Europe’s Unfinished Trains of Murder: The LGB Group’s Der Todeszug
I first I heard about the work of The LGB Group thanks to the book To Warmann by Djordje Bojić, itself a kind of sad, unrealized – or at least unfinished – autobiography. And when I looked further it was the text-based, iconic works that I was attracted to, the endless games and original use of text in art made me, as a fan of typography, graphic design but also politics and the engaged act, an instant fan and advocate.
Their use of text, in French, Serbian, English and German, take your pick, in either Cyrillic or Latin, was always attractive, it caught my eye, made me stop and think. The first time I saw work of The LGB Group in person it was as we say in France, un coup de foudre: LOVE BLACKS GAYS CROWS by Bojić was a masterful effacement of Jorg Haider at a time when the fascist was doing very well politically in Austria.
Der Todeszug was a project that Bojić first came up with when he wanted to travel from Belgrade to Sarajevo in 2004 and realised that no train had been running between the two cities for a decade. This was once a rather glamorous line, The Olympic Express, with young attractive stewards and plush fittings, but obviously with the wars of 1990s it was out of use, new national borders in place and infrastructure blown to pieces. Always looking for new ways to express his disembodied poems, Bojić thought of Tito’s final journey through Yugoslavia, when the train carrying the dead leader was seen and saluted by thousands of mourners, a spectacle of lasting significance for the young artist. It would be simple: his ‘list’ poems married with other LGB artists’ work across the wagons of a train that The LGB Group would somehow manage to get put in place, despite all the animosity and division separating Belgrade and Sarajevo.
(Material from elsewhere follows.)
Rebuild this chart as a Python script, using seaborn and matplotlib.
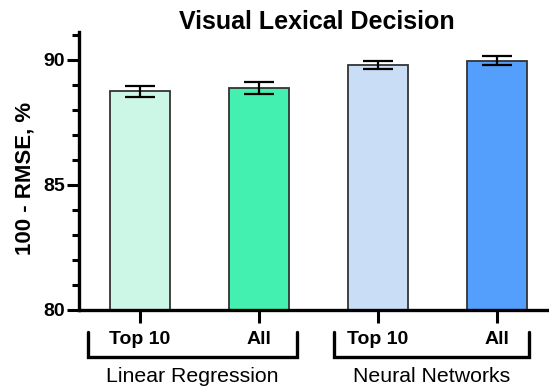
import matplotlib
matplotlib.use("Agg")
import matplotlib.pyplot as plt
from matplotlib.ticker import MultipleLocator, FixedLocator
from matplotlib.lines import Line2D
import seaborn as sns
import pandas as pd
import numpy as np

# ---- data ----
bar_labels = ["Top 10", "All", "Top 10", "All"]
bar_ids = ["LR Top 10", "LR All", "NN Top 10", "NN All"]
means = [88.73, 88.85, 89.78, 89.95]
errors = [0.22, 0.24, 0.17, 0.18]
colors = ["#CCF7E6", "#44F0AF", "#C9DDF7", "#549EFC"]
groups = ["Linear Regression", "Neural Networks"]
group_members = [[0, 1], [2, 3]]
title = "Visual Lexical Decision"
ylabel = "100 - RMSE, %"

sns.set_theme(style="white")
plt.rcParams["font.family"] = ["Liberation Sans", "DejaVu Sans"]
plt.rcParams.update({"text.color": "black", "xtick.color": "black",
                     "ytick.color": "black", "axes.labelcolor": "black"})

fig = plt.figure(figsize=(5.49, 3.90), dpi=100)
ax = fig.add_axes([79 / 549, 80 / 390, 1 - 79 / 549, (310 - 32) / 390])

df = pd.DataFrame({"bar": bar_ids, "value": means})
sns.barplot(data=df, x="bar", y="value", hue="bar", palette=colors,
            order=bar_ids, hue_order=bar_ids, legend=False, width=0.5,
            saturation=1, edgecolor="#333333", linewidth=1.3, errorbar=None, ax=ax)

xs = np.arange(len(means))
ax.errorbar(xs, means, yerr=errors, fmt="none", ecolor="black",
            elinewidth=1.6, capsize=10.5, capthick=1.6, zorder=5)

ax.set_ylim(80, 91.1)
ax.set_xlim(-0.513, 3.437)
ax.yaxis.set_major_locator(FixedLocator([80, 85, 90]))
ax.yaxis.set_minor_locator(MultipleLocator(1))
ax.set_xticks(xs)
ax.set_xticklabels(bar_labels, fontsize=14, fontweight="bold")
for lab in ax.get_yticklabels():
    lab.set_fontweight("bold")
ax.tick_params(axis="y", which="major", length=9, width=2.2, labelsize=14, pad=1, left=True, direction="out")
ax.tick_params(axis="y", which="minor", length=5, width=2.2, left=True, direction="out")
ax.tick_params(axis="x", which="major", length=9, width=2.2, pad=6, bottom=True, direction="out")

for s in ["top", "right"]:
    ax.spines[s].set_visible(False)
for s in ["left", "bottom"]:
    ax.spines[s].set_linewidth(2.4)
    ax.spines[s].set_color("black")

ax.set_xlabel("")
ax.set_ylabel("")
fig.text(25 / 549, 1 - 178 / 390, ylabel, rotation=90, fontsize=16,
         fontweight="bold", ha="center", va="center")
fig.text(317 / 549, 1 - 22 / 390, title, fontsize=18, fontweight="bold",
         ha="center", va="center")

# group brackets below axis
trans = matplotlib.transforms.blended_transform_factory(ax.transData, fig.transFigure)
y_top = 1 - 332 / 390
y_bot = 1 - 357 / 390
pads = [(0.44, 0.32), (0.37, 0.27)]
for g, members, (pl, pr) in zip(groups, group_members, pads):
    x0 = members[0] - pl
    x1 = members[-1] + pr
    line = Line2D([x0, x0, x1, x1], [y_top, y_bot, y_bot, y_top], transform=trans,
                  color="black", lw=2.4, clip_on=False, solid_joinstyle="miter")
    fig.add_artist(line)
    ax.text((x0 + x1) / 2, 1 - 376 / 390, g, transform=trans, fontsize=15.3,
            ha="center", va="center")

fig.savefig("out.png", dpi=100)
Zoran Živkovic was of course The LGB Group’s train artist par excellence, he had been obsessed with borders, border crossings and espionage ever since he read Jean Genet’s Diary of a Thief at the same time his extended family were sent into exile thanks to the war in Kosovo. In autumn 2004 Bojić was very excited about his new idea, something that would be monumental – he always wanted to find a way into the monumental, to blow his words up to epic dimensions, be bigger than Weiner, bigger than advertising, bigger than, ultimately, anything he would ever produce himself – and this would be his way of being so and of contributing to the peace that was slowly forming. He returned to his adopted Paris and immediately started to draw up proposals and sent Živkovic his initial ideas, asking him to respond with proofs for them to send to the powers involved. They had a fruitful exchange, a very LGB affair, letters and emails and phonecalls from Paris to Belgrade and back again.
But, sadly, the bureaucracy extent in the region would be the project’s undoing.
Despite the group’s enthusiasm and the work of the artists and their concerted efforts to persuade the Serbian and Bosnian authorities to open up the route to a train bedecked in Bojician poetry, the project finally was put to the wayside. Its grandiose vision too much too soon for a region still picking up the pieces.
Five years later, just a month after Bojić’s dead body was pulled from the Seine, and 18 years of non-existence, the first rickety train left Belgrade to Sarajevo. But without much poetry to speak of.